### Exercise description
Output the material below unchanged, apart from leaving out the pictures.

### Dataset section
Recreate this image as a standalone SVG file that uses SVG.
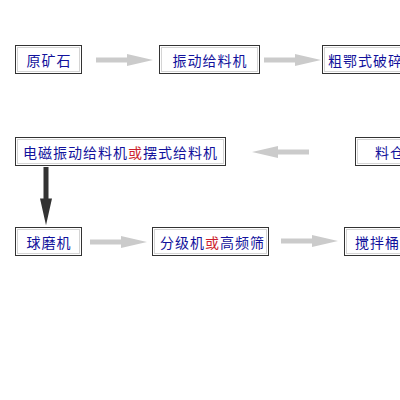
<svg xmlns="http://www.w3.org/2000/svg" xmlns:xlink="http://www.w3.org/1999/xlink" width="400" height="400" viewBox="0 0 400 400">
<style>
.bo{fill:#fff;stroke:#333;stroke-width:1}
.bi{fill:none;stroke:#d4d4d4;stroke-width:1}
.t{font-family:"Noto Sans CJK SC","Liberation Sans",sans-serif;font-size:14px;fill:#12129c;letter-spacing:1px;dominant-baseline:central}
.r{fill:#cc1f2e}
.ga{fill:#cbcbcb}
.da{fill:#333}
</style>
<defs>
<path id="arr" d="M0,-2.5 H31 V-6 L57,0 L31,6 V2.5 H0 Z"/>
</defs>
<rect width="400" height="400" fill="#fff"/>
<g id="connectors">
<use xlink:href="#arr" class="ga" transform="translate(96,60)"/>
<use xlink:href="#arr" class="ga" transform="translate(264,60)"/>
<use xlink:href="#arr" class="ga" transform="translate(309,152) rotate(180)"/>
<use xlink:href="#arr" class="da" transform="translate(46,167) rotate(90) scale(1.02,1)"/>
<use xlink:href="#arr" class="ga" transform="translate(90,242)"/>
<use xlink:href="#arr" class="ga" transform="translate(281,241)"/>
</g>
<g id="n1"><rect class="bo" x="15.5" y="45.5" width="66" height="28"/><rect class="bi" x="17.5" y="47.5" width="62" height="24"/><text class="t" x="49" y="60" text-anchor="middle">原矿石</text></g>
<g id="n2"><rect class="bo" x="159.5" y="45.5" width="100" height="28"/><rect class="bi" x="161.5" y="47.5" width="96" height="24"/><text class="t" x="210" y="60" text-anchor="middle">振动给料机</text></g>
<g id="n3"><rect class="bo" x="322.5" y="45.5" width="100" height="28"/><rect class="bi" x="324.5" y="47.5" width="96" height="24"/><text class="t" x="328" y="60">粗鄂式破碎机</text></g>
<g id="n4"><rect class="bo" x="355.5" y="137.5" width="70" height="28"/><rect class="bi" x="357.5" y="139.5" width="66" height="24"/><text class="t" x="375" y="152">料仓</text></g>
<g id="n5"><rect class="bo" x="15.5" y="137.5" width="210" height="28"/><rect class="bi" x="17.5" y="139.5" width="206" height="24"/><text class="t" x="23" y="152">电磁振动给料机<tspan class="r">或</tspan>摆式给料机</text></g>
<g id="n6"><rect class="bo" x="15.5" y="227.5" width="66" height="28"/><rect class="bi" x="17.5" y="229.5" width="62" height="24"/><text class="t" x="49" y="242" text-anchor="middle">球磨机</text></g>
<g id="n7"><rect class="bo" x="152.5" y="227.5" width="116" height="28"/><rect class="bi" x="154.5" y="229.5" width="112" height="24"/><text class="t" x="160" y="242">分级机<tspan class="r">或</tspan>高频筛</text></g>
<g id="n8"><rect class="bo" x="344.5" y="227.5" width="66" height="28"/><rect class="bi" x="346.5" y="229.5" width="62" height="24"/><text class="t" x="355" y="242">搅拌桶</text></g>
</svg>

### Completed exercise
Recreate this image as a standalone SVG file that uses SVG.
<svg xmlns="http://www.w3.org/2000/svg" xmlns:xlink="http://www.w3.org/1999/xlink" width="400" height="400" viewBox="0 0 400 400">
<style>
.bo{fill:#fff;stroke:#333;stroke-width:1}
.bi{fill:none;stroke:#d4d4d4;stroke-width:1}
.t{font-family:"Noto Sans CJK SC","Liberation Sans",sans-serif;font-size:14px;fill:#12129c;letter-spacing:1px;dominant-baseline:central}
.r{fill:#cc1f2e}
.ga{fill:#cbcbcb}
.da{fill:#333}
</style>
<defs>
<path id="arr" d="M0,-2.5 H31 V-6 L57,0 L31,6 V2.5 H0 Z"/>
</defs>
<rect width="400" height="400" fill="#fff"/>
<g id="connectors">
<use xlink:href="#arr" class="ga" transform="translate(96,60)"/>
<use xlink:href="#arr" class="ga" transform="translate(264,60)"/>
<use xlink:href="#arr" class="ga" transform="translate(309,152) rotate(180)"/>
<use xlink:href="#arr" class="da" transform="translate(46,167) rotate(90) scale(1.02,1)"/>
<use xlink:href="#arr" class="ga" transform="translate(90,242)"/>
<use xlink:href="#arr" class="ga" transform="translate(281,241)"/>
</g>
<g id="n1"><rect class="bo" x="15.5" y="45.5" width="66" height="28"/><rect class="bi" x="17.5" y="47.5" width="62" height="24"/><text class="t" x="49" y="60" text-anchor="middle">原矿石</text></g>
<g id="n2"><rect class="bo" x="159.5" y="45.5" width="100" height="28"/><rect class="bi" x="161.5" y="47.5" width="96" height="24"/><text class="t" x="210" y="60" text-anchor="middle">振动给料机</text></g>
<g id="n3"><rect class="bo" x="322.5" y="45.5" width="100" height="28"/><rect class="bi" x="324.5" y="47.5" width="96" height="24"/><text class="t" x="328" y="60">粗鄂式破碎机</text></g>
<g id="n4"><rect class="bo" x="355.5" y="137.5" width="70" height="28"/><rect class="bi" x="357.5" y="139.5" width="66" height="24"/><text class="t" x="375" y="152">料仓</text></g>
<g id="n5"><rect class="bo" x="15.5" y="137.5" width="210" height="28"/><rect class="bi" x="17.5" y="139.5" width="206" height="24"/><text class="t" x="23" y="152">电磁振动给料机<tspan class="r">或</tspan>摆式给料机</text></g>
<g id="n6"><rect class="bo" x="15.5" y="227.5" width="66" height="28"/><rect class="bi" x="17.5" y="229.5" width="62" height="24"/><text class="t" x="49" y="242" text-anchor="middle">球磨机</text></g>
<g id="n7"><rect class="bo" x="152.5" y="227.5" width="116" height="28"/><rect class="bi" x="154.5" y="229.5" width="112" height="24"/><text class="t" x="160" y="242">分级机<tspan class="r">或</tspan>高频筛</text></g>
<g id="n8"><rect class="bo" x="344.5" y="227.5" width="66" height="28"/><rect class="bi" x="346.5" y="229.5" width="62" height="24"/><text class="t" x="355" y="242">搅拌桶</text></g>
</svg>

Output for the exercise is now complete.